ANOTHER year, another toxic round of media angst and recrimination over the issue of remembrance.

The first thing to be said is that despite the predictable dog-in-a-manger attitude of much of political unionism towards First Minister Michelle O’Neill’s appearance at the Cenotaph, her gesture will have played extremely well with that section of the pro-union community which believes that it is high time that grandstanding, self-pity and single-narrative moralising were set to the side right across the board and a little reality was injected into the issue. And that applies as much to those republicans – much smaller in number than the more sensationalist elements of the local media would have us believe – that viewed Ms O’Neill’s actions as a betrayal.

Quite simply, the question of remembrance is an unsolvable one. There is no accommodation that can be reached, no compromise that can be made that will take this monkey off our backs. Because people will not only remember who they want to remember and in the way they want to remember, they will take grave exception to those with the arrogance to tell them who, how and when they should remember. And with that very basic and utterly undeniable reality taken on board, all that can be done is for people of goodwill to continue to practice outreach and, crucially, to inject empathy and consideration into their personal and communal acts of remembrance.

And in time those who long for a future beyond grievance and finger-pointing will triumph – hopefully by the spreading of the message of mutual respect, but if not, then by the attrition of the years. Because those who insist that remembrance can only be our way and no other are in a minority, and within that minority a majority is in the upper age range. 

There can be no place, for instance, for ceremonies, marches, events – or whatever form the remembering takes – to take place in areas where they are not wanted, or at the very least tolerated. There should be no place for triumphalism or hatred. Whether it’s the British armed forces being remembered at Belfast City Hall (itself a concession in in a shared city centre), loyalist paramilitaries being remembered on the Shankill or republican paramilitaries being remembered on the Falls, the watchword can only be appropriateness. And despite the annual attempts of significant elements within politics and the media to pick at the scab of the past, there are steady and definite advances being made.

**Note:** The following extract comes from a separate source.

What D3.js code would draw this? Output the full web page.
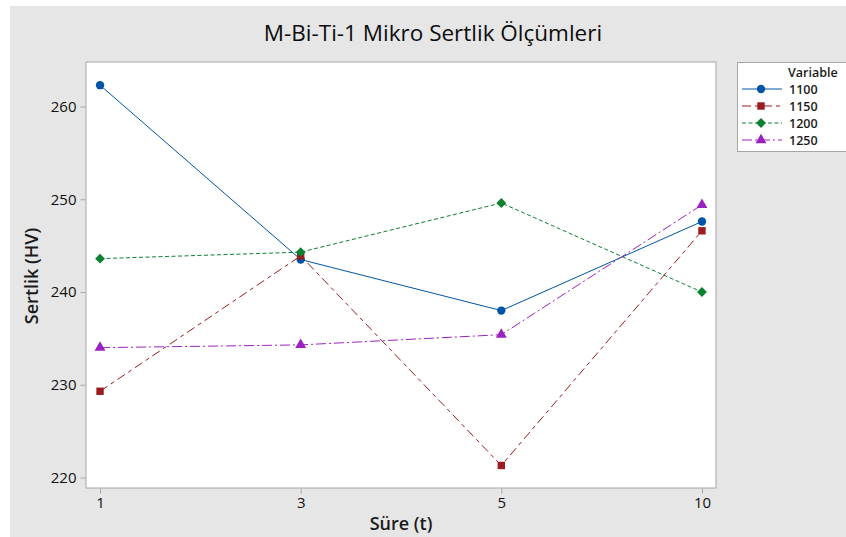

As with contentious marches and parades, acts of remembrance that cause community division are small in number and dwindling with the passing of every year, without the overall number going down. That doesn’t make the headlines, but it’s the simple truth. In the general absence of conflict, the past may not heal itself – it very seldom does – but it will sort itself if enough people are willing to let it. 

And there are more people out there keen for change than happy with a dying status quo.